Oireachtas Joint and Select Committees

Thursday, 19 May 2022

Joint Oireachtas Committee on the Implementation of the Good Friday Agreement

Engagement with Strive

Ms Michelle Gildernew:

I thank all the witnesses for being here today. I am really sorry that I am not there in person. I would have loved to have been there but, unfortunately, I am in London so I am only able to engage this way. It has been a fascinating discussion and a really positive event. The committee has engaged significantly with the witnesses. I would love to visit as well. I would love to talk to some of the young people.

I will start with the point just made by the Chairman. It is really important to have young people who are role models for other young people. I am the mother of children aged 20, 16 and 13. My 20-year-old child's girlfriend works in youth work as well. She is part of a young women's group in Coalisland that does brilliant work. They are passing on the empowerment they were encouraged to have. One piece of work they are doing involves period poverty. They are going into schools and talking to children in primary schools about periods and issues around their bodies. That is far more powerful coming from a youth group than it would be coming from a teacher or others. It is young people talking to slightly younger people about issues they will face. That is really important.

Unfortunately, our youth services have often been the low-hanging fruit and when funding has to be cut, that is one of the areas that seems to go first. It can sometimes be very hard to have youth provision, particularly in rural areas. It is harder to get those hard-to-reach young people outside towns and cities to engage. I listened very carefully to everything that was discussed.

On Brexit and the protocol, Ms Holohan's perception of Donegal, which would be very similar to mine on the Tyrone, Fermanagh, Monaghan border, was fascinating as was the point made by Ms Watter's on the protocol. I certainly felt that there was a great deal of anxiety in the run-up to the Brexit vote. I invited the Northern Ireland Commissioner for Children and Young People, Ms Koulla Yiasouma, down to Dungannon to do an event with young people to try to listen to some of their concerns. It was a brilliant event where the young people and children were very engaged. At that stage we could not answer a great deal of the questions but the commissioner was brilliant in how she spoke to them. I feel that anxiety around Brexit, when the vote happened and when we went into that period afterwards, and their concerns were not taken into consideration and people used, and are using, young people now to wind them up about the protocol when their genuine fears around Brexit were, perhaps, not listened to to the same extent.

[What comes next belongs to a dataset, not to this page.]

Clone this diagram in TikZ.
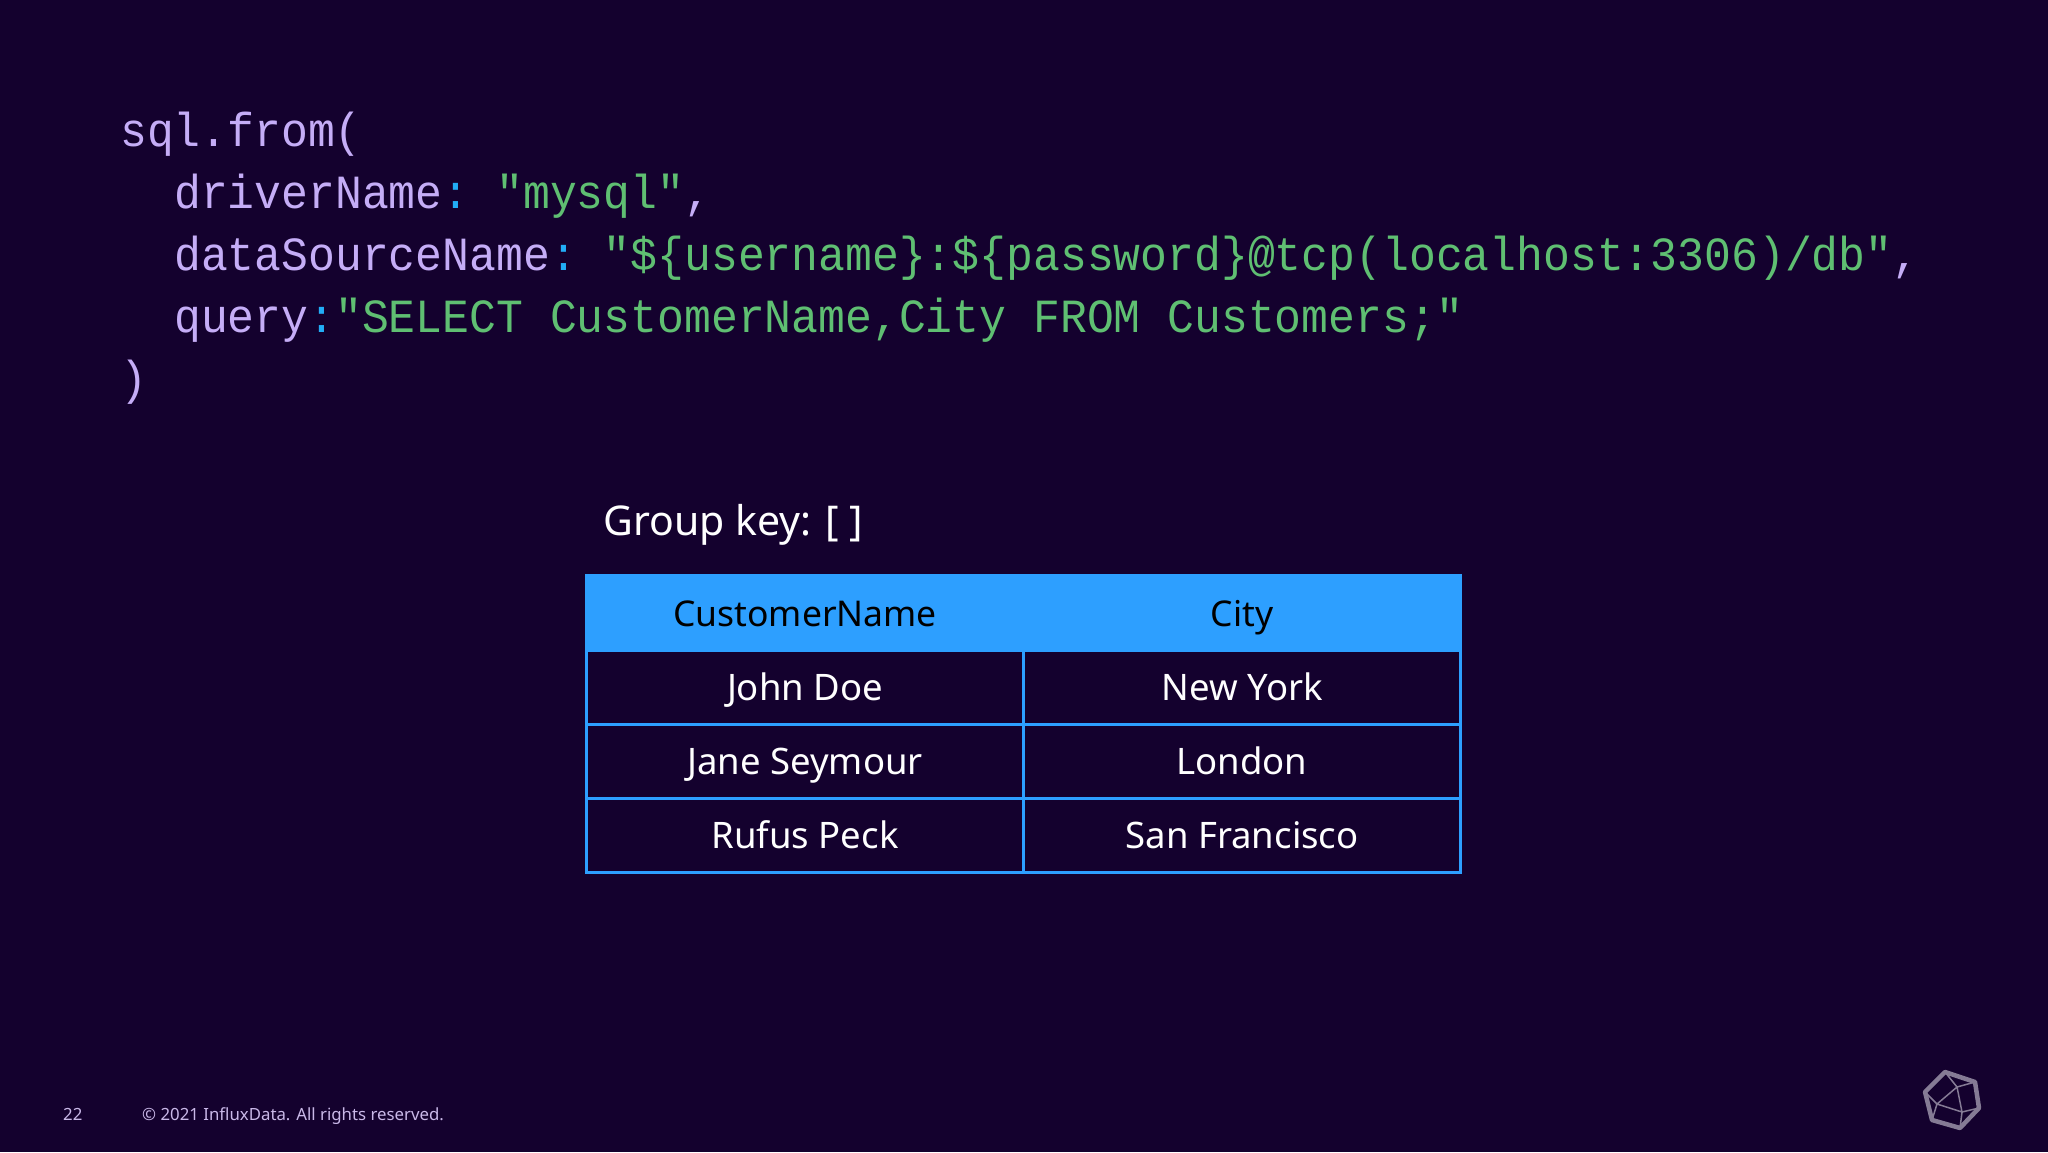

I know that we want young people to be engaged with this and we want to hear from them and it is very important that they are given space but, again, on the back of the point that Ms Watters made regarding educational attainment, I would very much like to hear what young people from working-class loyalist communities think about where that difficulty comes from. It is easy, perhaps, to blame the education system but we have to look beyond that.

I have outlined previously to the committee that I recall being on a committee in Stormont and John Simpson, the economist, said that there were children who were no longer suitable for an educational environment within a few miles radius of Stormont. These were children who were five, six and seven years of age. To say a child is no longer suitable for educational attainment is an awful blight on our society and we perhaps need to broaden that discussion into the cultural effects in our communities and to the value that is put on education. That is something I would very much like to engage young people on to see how they feel about it. Brexit is going to impact big time and not just on the funding and the opportunities around Erasmus.

Again, I completely take on board the point of view that many working-class young people did not see themselves as having those opportunities in the first place or could envisage themselves ten years onwards to see what these would be.

This has been a brilliant discussion which I have really enjoyed. I have learned a great deal and I want to thank all present for having come down to talk to us.